## Begin DATASET EXTRACT
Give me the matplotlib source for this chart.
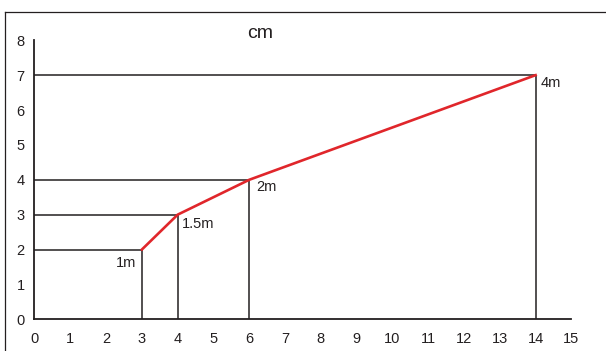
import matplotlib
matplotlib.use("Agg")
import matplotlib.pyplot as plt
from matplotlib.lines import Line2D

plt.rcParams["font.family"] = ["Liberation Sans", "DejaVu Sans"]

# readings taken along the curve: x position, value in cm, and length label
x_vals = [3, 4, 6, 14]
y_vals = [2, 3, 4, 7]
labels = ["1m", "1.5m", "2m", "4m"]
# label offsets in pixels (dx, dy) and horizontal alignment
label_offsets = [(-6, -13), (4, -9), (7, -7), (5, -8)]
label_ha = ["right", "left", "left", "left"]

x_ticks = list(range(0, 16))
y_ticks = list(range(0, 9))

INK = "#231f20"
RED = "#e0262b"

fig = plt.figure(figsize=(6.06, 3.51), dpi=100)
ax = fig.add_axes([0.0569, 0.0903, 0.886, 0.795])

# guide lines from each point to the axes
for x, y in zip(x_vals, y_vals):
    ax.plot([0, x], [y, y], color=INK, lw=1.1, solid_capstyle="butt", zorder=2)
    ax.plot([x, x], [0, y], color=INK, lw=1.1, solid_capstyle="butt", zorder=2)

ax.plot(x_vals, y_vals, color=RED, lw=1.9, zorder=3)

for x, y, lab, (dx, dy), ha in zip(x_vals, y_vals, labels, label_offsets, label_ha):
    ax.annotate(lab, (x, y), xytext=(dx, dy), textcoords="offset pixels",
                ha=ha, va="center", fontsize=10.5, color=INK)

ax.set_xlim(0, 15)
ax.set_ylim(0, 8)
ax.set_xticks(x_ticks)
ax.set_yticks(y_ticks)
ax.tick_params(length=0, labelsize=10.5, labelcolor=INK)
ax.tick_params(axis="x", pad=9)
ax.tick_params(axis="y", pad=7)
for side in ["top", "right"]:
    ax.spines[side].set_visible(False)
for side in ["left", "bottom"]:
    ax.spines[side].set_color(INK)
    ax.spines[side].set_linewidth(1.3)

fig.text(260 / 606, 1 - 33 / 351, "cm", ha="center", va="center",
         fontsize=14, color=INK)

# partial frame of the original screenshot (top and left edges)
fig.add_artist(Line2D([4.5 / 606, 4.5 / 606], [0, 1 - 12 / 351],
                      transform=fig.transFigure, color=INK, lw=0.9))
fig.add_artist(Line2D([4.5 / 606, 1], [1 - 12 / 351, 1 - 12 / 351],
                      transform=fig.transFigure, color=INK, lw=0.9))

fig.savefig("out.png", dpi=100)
## End DATASET EXTRACT
# SET PROBLEM
Strip out the pictures and quote the remaining data word for word.

# RESPONSE FOR THIS EXERCISE
Give me the matplotlib source for this chart.
import matplotlib
matplotlib.use("Agg")
import matplotlib.pyplot as plt
from matplotlib.lines import Line2D

plt.rcParams["font.family"] = ["Liberation Sans", "DejaVu Sans"]

# readings taken along the curve: x position, value in cm, and length label
x_vals = [3, 4, 6, 14]
y_vals = [2, 3, 4, 7]
labels = ["1m", "1.5m", "2m", "4m"]
# label offsets in pixels (dx, dy) and horizontal alignment
label_offsets = [(-6, -13), (4, -9), (7, -7), (5, -8)]
label_ha = ["right", "left", "left", "left"]

x_ticks = list(range(0, 16))
y_ticks = list(range(0, 9))

INK = "#231f20"
RED = "#e0262b"

fig = plt.figure(figsize=(6.06, 3.51), dpi=100)
ax = fig.add_axes([0.0569, 0.0903, 0.886, 0.795])

# guide lines from each point to the axes
for x, y in zip(x_vals, y_vals):
    ax.plot([0, x], [y, y], color=INK, lw=1.1, solid_capstyle="butt", zorder=2)
    ax.plot([x, x], [0, y], color=INK, lw=1.1, solid_capstyle="butt", zorder=2)

ax.plot(x_vals, y_vals, color=RED, lw=1.9, zorder=3)

for x, y, lab, (dx, dy), ha in zip(x_vals, y_vals, labels, label_offsets, label_ha):
    ax.annotate(lab, (x, y), xytext=(dx, dy), textcoords="offset pixels",
                ha=ha, va="center", fontsize=10.5, color=INK)

ax.set_xlim(0, 15)
ax.set_ylim(0, 8)
ax.set_xticks(x_ticks)
ax.set_yticks(y_ticks)
ax.tick_params(length=0, labelsize=10.5, labelcolor=INK)
ax.tick_params(axis="x", pad=9)
ax.tick_params(axis="y", pad=7)
for side in ["top", "right"]:
    ax.spines[side].set_visible(False)
for side in ["left", "bottom"]:
    ax.spines[side].set_color(INK)
    ax.spines[side].set_linewidth(1.3)

fig.text(260 / 606, 1 - 33 / 351, "cm", ha="center", va="center",
         fontsize=14, color=INK)

# partial frame of the original screenshot (top and left edges)
fig.add_artist(Line2D([4.5 / 606, 4.5 / 606], [0, 1 - 12 / 351],
                      transform=fig.transFigure, color=INK, lw=0.9))
fig.add_artist(Line2D([4.5 / 606, 1], [1 - 12 / 351, 1 - 12 / 351],
                      transform=fig.transFigure, color=INK, lw=0.9))

fig.savefig("out.png", dpi=100)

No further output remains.